Apologies for the noob question as I am just getting started with ray. This is the script I am using to experiment with ray serve.
#!/usr/bin/env python3
# encoding: utf-8
"""Vanilla Ray Serve Testing"""
import logging
from time import sleep
from typing import Dict
import ray
import requests
from ray import serve
from starlette.requests import Request
logging.basicConfig(format='%(asctime)s|%(levelname)s: %(message)s',
datefmt='%H:%M:%S, %d-%b-%Y', level=logging.INFO)
ray.init() # Works fine without this line
@serve.deployment
class MyModelDeployment:
"""The server class."""
def __init__(self, msg: str):
"""Initialize model state: could be very large neural net weights."""
self._msg = msg
def __call__(self, request: Request) -> Dict:
"""Implement the functional interface."""
logging.info(msg='Got a call.')
return {"result": self._msg}
app = MyModelDeployment.bind(msg="Hello world!")
serve.run(app, route_prefix="/")
print('Server deployed successfully.')
print(requests.get("http://localhost:8000/").json())
It is working without error, as the last line prints the output of the curl request. But the script terminates after execution (and the server stops running), is that supposed to happen?

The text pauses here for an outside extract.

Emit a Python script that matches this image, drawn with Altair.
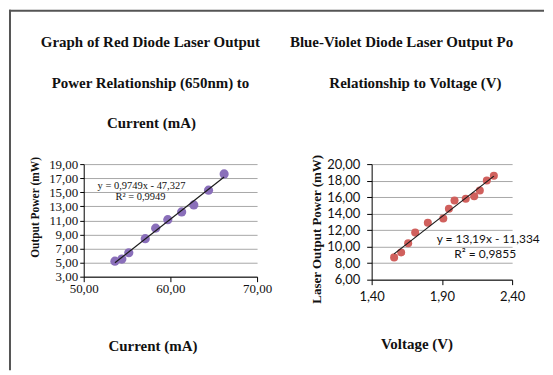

When I do backend development with flask or fastapi, my experience is, the service stays alive (unless killed by appropriate signal), and listens to the configured port for request. In fact, that is my understanding of any service, that keeps running at a specific port, unless killed. Is not that how ray serve supposed to work, if a client is to use the web interface?
Clearly, I have some conceptual gap in understanding the purpose and usecase of ray serve here, so any guidance or reference will be appreciated.
Also, it seems the line ray.init()
is really superfluous, as the script works exact the same way without the line. So why does that line matter?
P. S. If it matters, I am running the script on my local laptop (Ubuntu 22.04) without any cluster.